Писательство как контроль над действительностью

Ты всегда боишься, что текст не получится — это главное, чего ты боишься как автор. Ты всегда боишься заканчивать книгу. С одной стороны, ты радуешься тому, что ты близок к концу, с другой — тебе все время кажется, что ты недотянул. Это всегда такие профессиональные, ремесленные штуки, которые пугают больше всего.

Я в принципе жизни боюсь. Это наша сквозная тема разговоров с друзьями, с семьей, что меня почти все пугает в жизни. Я пугливый и нервный человек. Это как раз одна из причин, по которой я пишу. Ты контролируешь мир, когда ты пишешь. Мой страх перед миром и моя политизированность связаны с ощущением полного отсутствия контроля над тем, что происходит. Оно постоянно нервирует, постоянно над тобой.

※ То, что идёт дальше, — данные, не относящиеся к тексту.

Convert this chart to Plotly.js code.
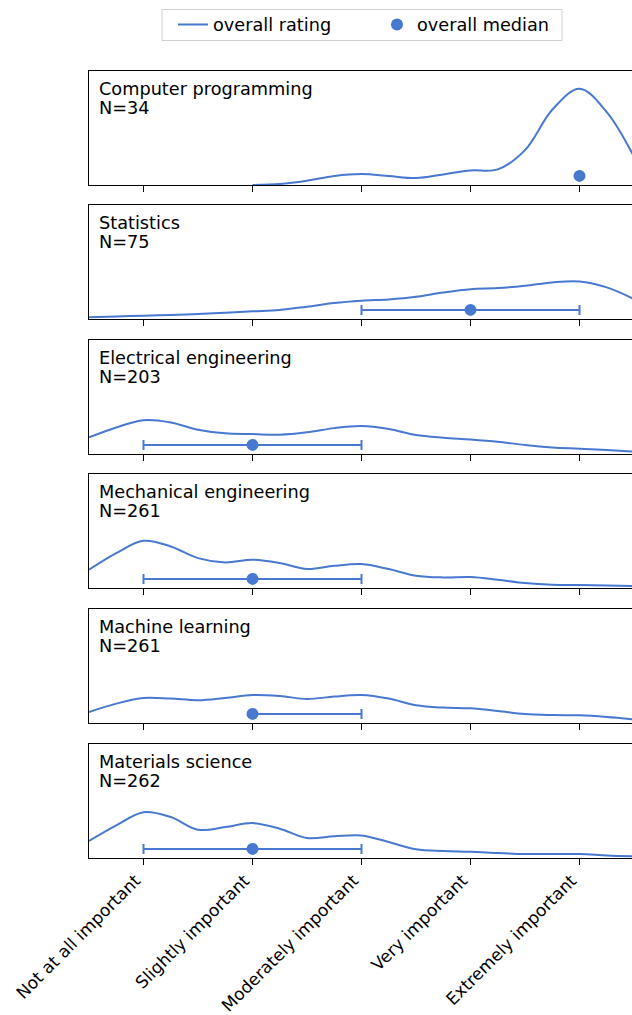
<!DOCTYPE html>
<html><head><meta charset="utf-8">
<script src="https://cdn.plot.ly/plotly-3.0.1.min.js"></script>
<style>html,body{margin:0;padding:0;overflow:hidden;background:#fff}</style>
</head><body><div id="chart" style="width:636px;height:1015px"></div>
<script>
const ratingLabels = ["Not at all important", "Slightly important", "Moderately important", "Very important", "Extremely important"];
const ratingPositions = [1, 2, 3, 4, 5];
const subjects = ["Computer programming", "Statistics", "Electrical engineering", "Mechanical engineering", "Machine learning", "Materials science"];
const sampleSizes = [34, 75, 203, 261, 261, 262];

const gridX = [0.5, 0.75, 1.0, 1.25, 1.5, 1.75, 2.0, 2.25, 2.5, 2.75, 3.0, 3.25, 3.5, 3.75, 4.0, 4.25, 4.5, 4.75, 5.0, 5.25, 5.5];

const densityComputerProgramming = [null, null, null, null, null, null, 0.0, 0.009, 0.038, 0.079, 0.096, 0.079, 0.061, 0.093, 0.128, 0.137, 0.306, 0.66, 0.845, 0.64, 0.248];
const densityStatistics = [0.015, 0.023, 0.029, 0.035, 0.044, 0.055, 0.067, 0.079, 0.108, 0.140, 0.160, 0.172, 0.195, 0.233, 0.262, 0.271, 0.292, 0.321, 0.329, 0.277, 0.175];
const densityElectrical = [0.146, 0.233, 0.297, 0.277, 0.213, 0.181, 0.175, 0.169, 0.190, 0.227, 0.245, 0.219, 0.166, 0.143, 0.128, 0.108, 0.079, 0.058, 0.047, 0.035, 0.020];
const densityMechanical = [0.160, 0.306, 0.414, 0.364, 0.262, 0.224, 0.248, 0.219, 0.166, 0.195, 0.210, 0.166, 0.108, 0.093, 0.096, 0.073, 0.044, 0.029, 0.026, 0.023, 0.017];
const densityMachineLearning = [0.097, 0.170, 0.220, 0.214, 0.200, 0.220, 0.246, 0.237, 0.211, 0.232, 0.246, 0.214, 0.155, 0.135, 0.129, 0.106, 0.079, 0.070, 0.067, 0.053, 0.032];
const densityMaterials = [0.149, 0.286, 0.402, 0.359, 0.248, 0.271, 0.306, 0.257, 0.175, 0.190, 0.198, 0.140, 0.076, 0.061, 0.055, 0.044, 0.035, 0.035, 0.035, 0.023, 0.015];

const densities = [densityComputerProgramming, densityStatistics, densityElectrical, densityMechanical, densityMachineLearning, densityMaterials];

const medians = [5, 4, 2, 2, 2, 2];
const lowerQuartiles = [5, 3, 1, 1, 2, 1];
const upperQuartiles = [5, 5, 3, 3, 3, 3];
const medianLevel = [0.08, 0.08, 0.08, 0.08, 0.08, 0.08];

const color = "#4878d0";
const font = "DejaVu Sans, sans-serif";
const fs = 17.7;
const tickFs = 17;
const figH = 1015, mTop = 71, mBot = 157, mLeft = 89, figW = 636;
const plotH = figH - mTop - mBot;
const plotW = figW - mLeft - 2;
const panelTops = [71, 205, 340, 474, 609, 744];
const panelH = 114;
const py = (px) => 1 + (mTop - px) / plotH;
const pxX = (px) => (px - mLeft) / plotW;

const traces = [];
const layout = {
  width: figW, height: figH,
  margin: {l: mLeft, r: 2, t: mTop, b: mBot, pad: 0},
  paper_bgcolor: "#fff", plot_bgcolor: "#fff",
  font: {family: font, size: fs, color: "#000"},
  showlegend: true,
  legend: {
    orientation: "h", x: pxX(173), xanchor: "left", y: py(25), yanchor: "middle",
    bgcolor: "rgba(0,0,0,0)", borderwidth: 0, font: {family: font, size: fs, color: "#000"},
    itemwidth: 30, entrywidth: 159, entrywidthmode: "pixels"
  },
  shapes: [{
    type: "rect", xref: "paper", yref: "paper",
    x0: pxX(162), x1: pxX(562), y0: py(40.5), y1: py(9.5),
    line: {color: "#d0d0d0", width: 1}, fillcolor: "rgba(255,255,255,0.8)", layer: "below"
  }],
  annotations: []
};

subjects.forEach((name, i) => {
  const k = i === 0 ? "" : String(i + 1);
  const xa = "x" + k, ya = "y" + k;
  traces.push({
    type: "scatter", mode: "lines", x: gridX, y: densities[i], xaxis: xa, yaxis: ya,
    line: {color: color, width: 2, shape: "spline", smoothing: 1}, connectgaps: false,
    name: "overall rating", showlegend: i === 0, legendgroup: "rating", hoverinfo: "skip"
  });
  traces.push({
    type: "scatter", mode: "markers", x: [medians[i]], y: [medianLevel[i]], xaxis: xa, yaxis: ya,
    marker: {color: color, size: 12},
    error_x: {type: "data", symmetric: false, array: [upperQuartiles[i] - medians[i]], arrayminus: [medians[i] - lowerQuartiles[i]], color: color, thickness: 2, width: 5},
    name: "overall median", showlegend: i === 0, legendgroup: "median", hoverinfo: "skip"
  });
  const top = 1 - (panelTops[i] - mTop) / plotH;
  const bot = 1 - (panelTops[i] + panelH - mTop) / plotH;
  layout["yaxis" + k] = {
    domain: [bot, top], anchor: xa, range: [0, 1], showticklabels: false, ticks: "",
    showgrid: false, zeroline: false, showline: true, linecolor: "#000", linewidth: 1, mirror: true, fixedrange: true
  };
  layout["xaxis" + k] = {
    anchor: ya, range: [0.5, 5.5], tickmode: "array", tickvals: ratingPositions, ticktext: ratingLabels,
    showticklabels: i === subjects.length - 1, tickangle: -45, ticks: "outside", ticklen: 6, tickwidth: 1, tickcolor: "#000",
    ticklabelshift: -8, ticklabelstandoff: -1,
    showgrid: false, zeroline: false, showline: true, linecolor: "#000", linewidth: 1, mirror: true,
    tickfont: {family: font, size: tickFs, color: "#000"}, fixedrange: true
  };
  if (i > 0) layout["xaxis" + k].matches = "x";
  layout.annotations.push({
    xref: xa + " domain", yref: ya + " domain", x: 0.014, y: 1 - 5.8 / panelH, xanchor: "left", yanchor: "top",
    align: "left", showarrow: false, text: name,
    font: {family: font, size: fs, color: "#000"}
  });
  layout.annotations.push({
    xref: xa + " domain", yref: ya + " domain", x: 0.014, y: 1 - 25.4 / panelH, xanchor: "left", yanchor: "top",
    align: "left", showarrow: false, text: "N=" + sampleSizes[i],
    font: {family: font, size: fs, color: "#000"}
  });
});

Plotly.newPlot("chart", traces, layout, {displayModeBar: false, staticPlot: true});
</script></body></html>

Но когда я читаю, когда я пишу, у меня возникает состояние внутреннего контроля. Это действительно нечто вроде медитации. Одна из вещей, которая помогла мне пережить 2014-й, самый тяжелый год моей жизни, и выбраться с эмоционального дна, — я брал хорошую книгу, начинал ее читать, и мне становилось легче. Я забывал о том, что происходит, как бы просто был там. Когда у меня получается писать, это тоже момент, когда ты выключаешься. Как у Фолкнера: когда ты написал — ты понял и, поняв, ты обрел контроль над этой вещью, ты обрел контроль над этим сюжетом своей жизни, ты его проговорил, ты встроил его в контекст. И это тоже вроде психотерапии внутренней, ты как бы сам с собой разговариваешь через текст. Даже можно сказать, что когда автор пишет, он себя чуть-чуть исправляет, что-то внутри себя. Возможно, я ошибаюсь.